Exercise description | Search the records for "this". Copy every line where it appears.

◆ ◆ ◆ ◆ ◆

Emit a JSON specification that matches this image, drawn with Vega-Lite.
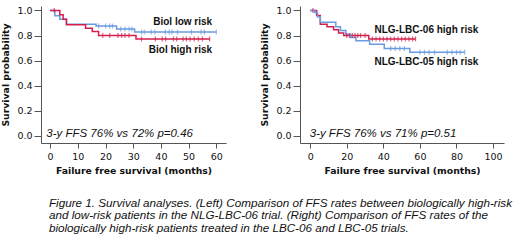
{
  "$schema": "https://vega.github.io/schema/vega-lite/v6.json",
  "padding": {"left": 1, "top": 5, "right": 5, "bottom": 5},
  "background": "white",
  "config": {
    "view": {"stroke": null},
    "font": "Liberation Sans",
    "axis": {
      "grid": false,
      "domainColor": "#555",
      "tickColor": "#555",
      "labelColor": "#111",
      "labelFontSize": 9.5,
      "labelFont": "DejaVu Sans",
      "labelOverlap": false,
      "titleFont": "DejaVu Sans",
      "titleFontSize": 9.3,
      "titleFontWeight": "bold",
      "titleColor": "#111"
    },
    "axisX": {"tickSize": 5, "labelPadding": 3, "titlePadding": 6},
    "axisY": {"tickSize": 7, "labelPadding": 2, "titlePadding": 6}
  },
  "datasets": {
    "curves": [
      {"p": "L", "g": "Biol low risk", "t": 0, "s": 1.0},
      {"p": "L", "g": "Biol low risk", "t": 1.7, "s": 0.957},
      {"p": "L", "g": "Biol low risk", "t": 3.5, "s": 0.93},
      {"p": "L", "g": "Biol low risk", "t": 5.9, "s": 0.89},
      {"p": "L", "g": "Biol low risk", "t": 16.6, "s": 0.875},
      {"p": "L", "g": "Biol low risk", "t": 24, "s": 0.851},
      {"p": "L", "g": "Biol low risk", "t": 30.5, "s": 0.827},
      {"p": "L", "g": "Biol low risk", "t": 60, "s": 0.827},
      {"p": "L", "g": "Biol high risk", "t": 0, "s": 1.0},
      {"p": "L", "g": "Biol high risk", "t": 3.5, "s": 0.965},
      {"p": "L", "g": "Biol high risk", "t": 4.7, "s": 0.93},
      {"p": "L", "g": "Biol high risk", "t": 5.9, "s": 0.886},
      {"p": "L", "g": "Biol high risk", "t": 12.8, "s": 0.858},
      {"p": "L", "g": "Biol high risk", "t": 15.2, "s": 0.832},
      {"p": "L", "g": "Biol high risk", "t": 17.5, "s": 0.8},
      {"p": "L", "g": "Biol high risk", "t": 31, "s": 0.773},
      {"p": "L", "g": "Biol high risk", "t": 57.6, "s": 0.773},
      {"p": "R", "g": "NLG-LBC-06 high risk", "t": 0, "s": 1.0},
      {"p": "R", "g": "NLG-LBC-06 high risk", "t": 3.5, "s": 0.96},
      {"p": "R", "g": "NLG-LBC-06 high risk", "t": 5.5, "s": 0.89},
      {"p": "R", "g": "NLG-LBC-06 high risk", "t": 9.2, "s": 0.87},
      {"p": "R", "g": "NLG-LBC-06 high risk", "t": 12.8, "s": 0.845},
      {"p": "R", "g": "NLG-LBC-06 high risk", "t": 15.5, "s": 0.82},
      {"p": "R", "g": "NLG-LBC-06 high risk", "t": 18.3, "s": 0.8},
      {"p": "R", "g": "NLG-LBC-06 high risk", "t": 32, "s": 0.773},
      {"p": "R", "g": "NLG-LBC-06 high risk", "t": 57.6, "s": 0.773},
      {"p": "R", "g": "NLG-LBC-05 high risk", "t": 0, "s": 1.0},
      {"p": "R", "g": "NLG-LBC-05 high risk", "t": 2.5, "s": 0.984},
      {"p": "R", "g": "NLG-LBC-05 high risk", "t": 4, "s": 0.95},
      {"p": "R", "g": "NLG-LBC-05 high risk", "t": 5.5, "s": 0.905},
      {"p": "R", "g": "NLG-LBC-05 high risk", "t": 14, "s": 0.87},
      {"p": "R", "g": "NLG-LBC-05 high risk", "t": 16.5, "s": 0.84},
      {"p": "R", "g": "NLG-LBC-05 high risk", "t": 19.5, "s": 0.81},
      {"p": "R", "g": "NLG-LBC-05 high risk", "t": 22, "s": 0.785},
      {"p": "R", "g": "NLG-LBC-05 high risk", "t": 25, "s": 0.758},
      {"p": "R", "g": "NLG-LBC-05 high risk", "t": 32.5, "s": 0.73},
      {"p": "R", "g": "NLG-LBC-05 high risk", "t": 40.5, "s": 0.697},
      {"p": "R", "g": "NLG-LBC-05 high risk", "t": 54.5, "s": 0.666},
      {"p": "R", "g": "NLG-LBC-05 high risk", "t": 84.5, "s": 0.666}
    ],
    "censors": [
      {"p": "L", "g": "Biol low risk", "t": 17.5, "s": 0.875},
      {"p": "L", "g": "Biol low risk", "t": 20, "s": 0.875},
      {"p": "L", "g": "Biol low risk", "t": 21.5, "s": 0.875},
      {"p": "L", "g": "Biol low risk", "t": 22.5, "s": 0.875},
      {"p": "L", "g": "Biol low risk", "t": 25.5, "s": 0.851},
      {"p": "L", "g": "Biol low risk", "t": 27, "s": 0.851},
      {"p": "L", "g": "Biol low risk", "t": 28.5, "s": 0.851},
      {"p": "L", "g": "Biol low risk", "t": 29.5, "s": 0.851},
      {"p": "L", "g": "Biol low risk", "t": 33, "s": 0.827},
      {"p": "L", "g": "Biol low risk", "t": 34, "s": 0.827},
      {"p": "L", "g": "Biol low risk", "t": 36.5, "s": 0.827},
      {"p": "L", "g": "Biol low risk", "t": 37.8, "s": 0.827},
      {"p": "L", "g": "Biol low risk", "t": 41.6, "s": 0.827},
      {"p": "L", "g": "Biol low risk", "t": 43, "s": 0.827},
      {"p": "L", "g": "Biol low risk", "t": 44, "s": 0.827},
      {"p": "L", "g": "Biol low risk", "t": 46, "s": 0.827},
      {"p": "L", "g": "Biol low risk", "t": 51, "s": 0.827},
      {"p": "L", "g": "Biol low risk", "t": 54.5, "s": 0.827},
      {"p": "L", "g": "Biol low risk", "t": 55.7, "s": 0.827},
      {"p": "L", "g": "Biol low risk", "t": 60, "s": 0.827},
      {"p": "L", "g": "Biol high risk", "t": 1.5, "s": 1.0},
      {"p": "L", "g": "Biol high risk", "t": 19, "s": 0.8},
      {"p": "L", "g": "Biol high risk", "t": 21.5, "s": 0.8},
      {"p": "L", "g": "Biol high risk", "t": 24.5, "s": 0.8},
      {"p": "L", "g": "Biol high risk", "t": 25.8, "s": 0.8},
      {"p": "L", "g": "Biol high risk", "t": 27, "s": 0.8},
      {"p": "L", "g": "Biol high risk", "t": 28.5, "s": 0.8},
      {"p": "L", "g": "Biol high risk", "t": 33, "s": 0.773},
      {"p": "L", "g": "Biol high risk", "t": 38, "s": 0.773},
      {"p": "L", "g": "Biol high risk", "t": 40.5, "s": 0.773},
      {"p": "L", "g": "Biol high risk", "t": 41.7, "s": 0.773},
      {"p": "L", "g": "Biol high risk", "t": 44.5, "s": 0.773},
      {"p": "L", "g": "Biol high risk", "t": 45.7, "s": 0.773},
      {"p": "L", "g": "Biol high risk", "t": 48, "s": 0.773},
      {"p": "L", "g": "Biol high risk", "t": 49.2, "s": 0.773},
      {"p": "L", "g": "Biol high risk", "t": 50.5, "s": 0.773},
      {"p": "L", "g": "Biol high risk", "t": 52, "s": 0.773},
      {"p": "L", "g": "Biol high risk", "t": 53.5, "s": 0.773},
      {"p": "L", "g": "Biol high risk", "t": 55, "s": 0.773},
      {"p": "L", "g": "Biol high risk", "t": 57.6, "s": 0.773},
      {"p": "R", "g": "NLG-LBC-06 high risk", "t": 1.5, "s": 1.0},
      {"p": "R", "g": "NLG-LBC-06 high risk", "t": 20, "s": 0.8},
      {"p": "R", "g": "NLG-LBC-06 high risk", "t": 21.5, "s": 0.8},
      {"p": "R", "g": "NLG-LBC-06 high risk", "t": 23, "s": 0.8},
      {"p": "R", "g": "NLG-LBC-06 high risk", "t": 24.5, "s": 0.8},
      {"p": "R", "g": "NLG-LBC-06 high risk", "t": 26, "s": 0.8},
      {"p": "R", "g": "NLG-LBC-06 high risk", "t": 27.5, "s": 0.8},
      {"p": "R", "g": "NLG-LBC-06 high risk", "t": 30, "s": 0.8},
      {"p": "R", "g": "NLG-LBC-06 high risk", "t": 34, "s": 0.773},
      {"p": "R", "g": "NLG-LBC-06 high risk", "t": 36, "s": 0.773},
      {"p": "R", "g": "NLG-LBC-06 high risk", "t": 38, "s": 0.773},
      {"p": "R", "g": "NLG-LBC-06 high risk", "t": 40, "s": 0.773},
      {"p": "R", "g": "NLG-LBC-06 high risk", "t": 42, "s": 0.773},
      {"p": "R", "g": "NLG-LBC-06 high risk", "t": 44, "s": 0.773},
      {"p": "R", "g": "NLG-LBC-06 high risk", "t": 46, "s": 0.773},
      {"p": "R", "g": "NLG-LBC-06 high risk", "t": 48, "s": 0.773},
      {"p": "R", "g": "NLG-LBC-06 high risk", "t": 50, "s": 0.773},
      {"p": "R", "g": "NLG-LBC-06 high risk", "t": 52, "s": 0.773},
      {"p": "R", "g": "NLG-LBC-06 high risk", "t": 54, "s": 0.773},
      {"p": "R", "g": "NLG-LBC-06 high risk", "t": 56, "s": 0.773},
      {"p": "R", "g": "NLG-LBC-06 high risk", "t": 57.6, "s": 0.773},
      {"p": "R", "g": "NLG-LBC-05 high risk", "t": 44, "s": 0.697},
      {"p": "R", "g": "NLG-LBC-05 high risk", "t": 46.5, "s": 0.697},
      {"p": "R", "g": "NLG-LBC-05 high risk", "t": 49, "s": 0.697},
      {"p": "R", "g": "NLG-LBC-05 high risk", "t": 51.5, "s": 0.697},
      {"p": "R", "g": "NLG-LBC-05 high risk", "t": 60, "s": 0.666},
      {"p": "R", "g": "NLG-LBC-05 high risk", "t": 62.5, "s": 0.666},
      {"p": "R", "g": "NLG-LBC-05 high risk", "t": 65, "s": 0.666},
      {"p": "R", "g": "NLG-LBC-05 high risk", "t": 68, "s": 0.666},
      {"p": "R", "g": "NLG-LBC-05 high risk", "t": 75, "s": 0.666},
      {"p": "R", "g": "NLG-LBC-05 high risk", "t": 77.5, "s": 0.666},
      {"p": "R", "g": "NLG-LBC-05 high risk", "t": 80, "s": 0.666},
      {"p": "R", "g": "NLG-LBC-05 high risk", "t": 82, "s": 0.666},
      {"p": "R", "g": "NLG-LBC-05 high risk", "t": 84.5, "s": 0.666}
    ],
    "labels": [
      {"p": "L", "kind": "group", "text": "Biol low risk", "t": 58.5, "s": 0.907},
      {"p": "L", "kind": "group", "text": "Biol high risk", "t": 58.5, "s": 0.685},
      {"p": "L", "kind": "stat", "text": "3-y FFS 76% vs 72% p=0.46", "t": -1.4, "s": 0.018},
      {"p": "R", "kind": "group", "text": "NLG-LBC-06 high risk", "t": 92, "s": 0.844},
      {"p": "R", "kind": "group", "text": "NLG-LBC-05 high risk", "t": 92, "s": 0.586},
      {"p": "R", "kind": "stat", "text": "3-y FFS 76% vs 71% p=0.51", "t": -0.3, "s": 0.014}
    ]
  },
  "title": {
    "text": [
      "Figure 1. Survival analyses. (Left) Comparison of FFS rates between biologically high-risk",
      "and low-risk patients in the NLG-LBC-06 trial. (Right) Comparison of FFS rates of the",
      "biologically high-risk patients treated in the LBC-06 and LBC-05 trials."
    ],
    "orient": "bottom",
    "anchor": "start",
    "font": "Liberation Sans",
    "fontSize": 11.7,
    "fontStyle": "italic",
    "fontWeight": "normal",
    "color": "#111",
    "lineHeight": 12.7,
    "offset": 22,
    "dx": 47
  },
  "spacing": 34,
  "hconcat": [
    {
      "width": 185,
      "height": 137,
      "encoding": {
        "x": {"field": "t", "type": "quantitative", "scale": {"domain": [-3.3, 63.5], "nice": false, "zero": false},
              "axis": {"values": [0, 10, 20, 30, 40, 50, 60], "title": "Failure free survival (months)"}},
        "y": {"field": "s", "type": "quantitative", "scale": {"domain": [-0.056, 1.035], "nice": false, "zero": false},
              "axis": {"values": [0, 0.2, 0.4, 0.6, 0.8, 1.0], "format": ".1f", "title": "Survival probability"}}
      },
      "layer": [
        {
          "data": {"name": "curves"},
          "transform": [{"filter": "datum.p === 'L'"}],
          "mark": {"type": "line", "interpolate": "step-after", "strokeWidth": 1.5},
          "encoding": {
            "color": {"field": "g", "type": "nominal", "legend": null,
                      "scale": {"domain": ["Biol low risk", "Biol high risk", "NLG-LBC-06 high risk", "NLG-LBC-05 high risk"],
                                "range": ["#6a9ae0", "#d21f4c", "#d21f4c", "#6a9ae0"]}}
          }
        },
        {
          "data": {"name": "censors"},
          "transform": [{"filter": "datum.p === 'L'"}],
          "mark": {"type": "tick", "orient": "vertical", "size": 5, "thickness": 1.2},
          "encoding": {
            "color": {"field": "g", "type": "nominal", "legend": null}
          }
        },
        {
          "data": {"name": "labels"},
          "transform": [{"filter": "datum.p === 'L' && datum.kind === 'group'"}],
          "mark": {"type": "text", "align": "right", "baseline": "middle", "fontWeight": "bold", "fontSize": 10, "color": "#111"},
          "encoding": {"text": {"field": "text"}}
        },
        {
          "data": {"name": "labels"},
          "transform": [{"filter": "datum.p === 'L' && datum.kind === 'stat'"}],
          "mark": {"type": "text", "align": "left", "baseline": "middle", "fontStyle": "italic", "fontSize": 11.5, "color": "#111"},
          "encoding": {"text": {"field": "text"}}
        }
      ]
    },
    {
      "width": 204,
      "height": 137,
      "encoding": {
        "x": {"field": "t", "type": "quantitative", "scale": {"domain": [-5.6, 106], "nice": false, "zero": false},
              "axis": {"values": [0, 20, 40, 60, 80, 100], "title": "Failure free survival (months)"}},
        "y": {"field": "s", "type": "quantitative", "scale": {"domain": [-0.056, 1.035], "nice": false, "zero": false},
              "axis": {"values": [0, 0.2, 0.4, 0.6, 0.8, 1.0], "format": ".1f", "title": "Survival probability"}}
      },
      "layer": [
        {
          "data": {"name": "curves"},
          "transform": [{"filter": "datum.p === 'R'"}],
          "mark": {"type": "line", "interpolate": "step-after", "strokeWidth": 1.5},
          "encoding": {
            "color": {"field": "g", "type": "nominal", "legend": null}
          }
        },
        {
          "data": {"name": "censors"},
          "transform": [{"filter": "datum.p === 'R'"}],
          "mark": {"type": "tick", "orient": "vertical", "size": 5, "thickness": 1.2},
          "encoding": {
            "color": {"field": "g", "type": "nominal", "legend": null}
          }
        },
        {
          "data": {"name": "labels"},
          "transform": [{"filter": "datum.p === 'R' && datum.kind === 'group'"}],
          "mark": {"type": "text", "align": "right", "baseline": "middle", "fontWeight": "bold", "fontSize": 10, "color": "#111"},
          "encoding": {"text": {"field": "text"}}
        },
        {
          "data": {"name": "labels"},
          "transform": [{"filter": "datum.p === 'R' && datum.kind === 'stat'"}],
          "mark": {"type": "text", "align": "left", "baseline": "middle", "fontStyle": "italic", "fontSize": 11.5, "color": "#111"},
          "encoding": {"text": {"field": "text"}}
        }
      ]
    }
  ]
}
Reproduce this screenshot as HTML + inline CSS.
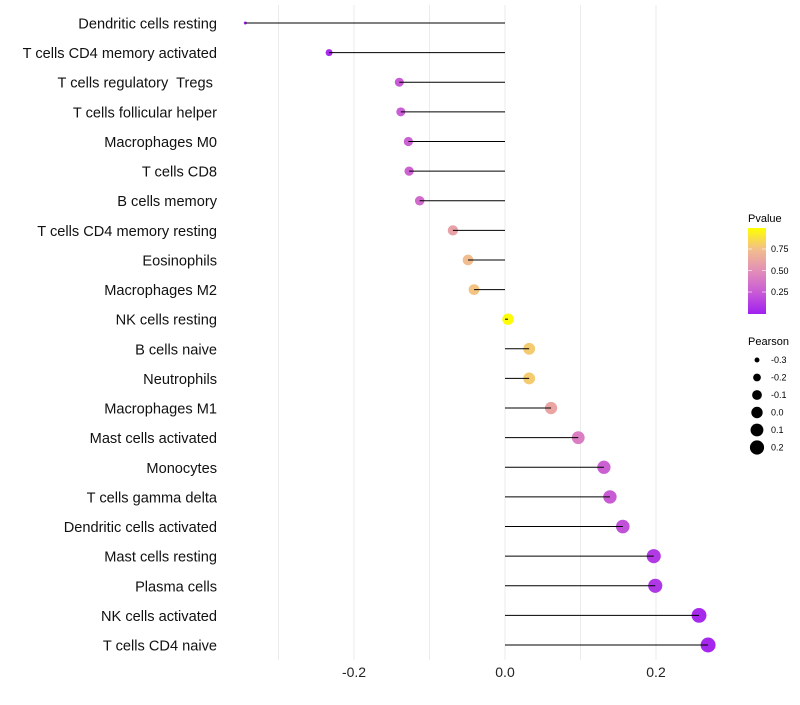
<!DOCTYPE html>
<html><head><meta charset="utf-8"><style>
body{margin:0;background:#fff;font-family:"Liberation Sans",sans-serif}
text{white-space:pre}
</style></head><body>
<svg id="chart" width="800" height="700" xmlns="http://www.w3.org/2000/svg" font-family="Liberation Sans, sans-serif">
<defs><linearGradient id="pg" x1="0" y1="1" x2="0" y2="0">
<stop offset="0" stop-color="#A020F0"/><stop offset="0.25" stop-color="#C85AD6"/><stop offset="0.5" stop-color="#E28EB8"/><stop offset="0.75" stop-color="#F2BE8C"/><stop offset="1" stop-color="#FFFF00"/></linearGradient></defs>
<g id="grid"></g><g id="marks"></g><g id="labels"></g>
<g>
<text x="748" y="222" font-size="11" fill="#000">Pvalue</text>
<rect x="748" y="228" width="18" height="86" fill="url(#pg)"/>
<line x1="748" y1="249" x2="752" y2="249" stroke="#fff" opacity="0.6"/><line x1="762" y1="249" x2="766" y2="249" stroke="#fff" opacity="0.6"/>
<line x1="748" y1="270.5" x2="752" y2="270.5" stroke="#fff" opacity="0.6"/><line x1="762" y1="270.5" x2="766" y2="270.5" stroke="#fff" opacity="0.6"/>
<line x1="748" y1="292" x2="752" y2="292" stroke="#fff" opacity="0.6"/><line x1="762" y1="292" x2="766" y2="292" stroke="#fff" opacity="0.6"/>
<text x="771" y="252" font-size="9">0.75</text><text x="771" y="274" font-size="9">0.50</text><text x="771" y="295" font-size="9">0.25</text>
</g>
<g id="sizeleg">
<text x="748" y="345" font-size="11" fill="#000">Pearson</text>
</g>
</svg>
<script>
const cats=["Dendritic cells resting","T cells CD4 memory activated","T cells regulatory  Tregs ","T cells follicular helper","Macrophages M0","T cells CD8","B cells memory","T cells CD4 memory resting","Eosinophils","Macrophages M2","NK cells resting","B cells naive","Neutrophils","Macrophages M1","Mast cells activated","Monocytes","T cells gamma delta","Dendritic cells activated","Mast cells resting","Plasma cells","NK cells activated","T cells CD4 naive"];
const pearson=[-0.344,-0.233,-0.140,-0.138,-0.128,-0.127,-0.113,-0.069,-0.049,-0.041,0.004,0.032,0.032,0.061,0.097,0.131,0.139,0.156,0.197,0.199,0.257,0.269];
const pvals=[0.01,0.05,0.25,0.27,0.28,0.29,0.33,0.6,0.74,0.77,0.99,0.8,0.8,0.62,0.42,0.28,0.26,0.21,0.11,0.1,0.04,0.03];
const xticks=[-0.2,0.0,0.2];
const xgrid=[-0.3,-0.2,-0.1,0.0,0.1,0.2];
const sizeLeg=[-0.3,-0.2,-0.1,0.0,0.1,0.2];
const NS="http://www.w3.org/2000/svg";
const X=v=>505+v*755;
const Y=i=>23+i*(622/21);
const R=v=>Math.sqrt(Math.max(1.5,2.25+88*(v+0.344)));
const stops=[[0,[160,32,240]],[0.25,[200,90,214]],[0.5,[226,142,184]],[0.75,[242,190,140]],[1,[255,255,0]]];
function col(p){for(let i=1;i<stops.length;i++){if(p<=stops[i][0]){const a=stops[i-1],b=stops[i],t=(p-a[0])/(b[0]-a[0]);return 'rgb('+a[1].map((c,k)=>Math.round(c+(b[1][k]-c)*t)).join(',')+')';}}return 'rgb(255,255,0)';}
function mk(t,at,par){const e=document.createElementNS(NS,t);for(const k in at)e.setAttribute(k,at[k]);par.appendChild(e);return e;}
const grid=document.getElementById('grid'),marks=document.getElementById('marks'),labels=document.getElementById('labels');
xgrid.forEach(v=>{const l=mk('line',{x1:X(v),x2:X(v),y1:5,y2:660,stroke:'#ebebeb','stroke-width':1},grid);

});
xticks.forEach(v=>{const t=mk('text',{x:X(v),y:677,'font-size':14,'text-anchor':'middle',fill:'#222'},labels);t.textContent=v.toFixed(1);

});
cats.forEach((c,i)=>{const v=pearson[i];
const pt=mk('circle',{cx:X(v),cy:Y(i),r:R(v),fill:col(pvals[i])},marks);


const s=mk('line',{x1:X(0),x2:X(v),y1:Y(i),y2:Y(i),stroke:'#000','stroke-width':1},marks);


const t=mk('text',{x:217,y:Y(i)+5.5,'font-size':14.6,'text-anchor':'end',fill:'#111'},labels);t.textContent=c;

});
const sl=document.getElementById('sizeleg');
sizeLeg.forEach((v,i)=>{const y=360+i*17.5;
const c=mk('circle',{cx:757,cy:y,r:R(v),fill:'#000'},sl);


const t=mk('text',{x:771,y:y+3,'font-size':9},sl);t.textContent=v.toFixed(1);

});
</script>
</body></html>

◆ ◆ ◆ ◆ ◆

Expected output |
Emit a JSON specification that matches this image, drawn with Vega-Lite.
Reproduce this screenshot as HTML + inline CSS.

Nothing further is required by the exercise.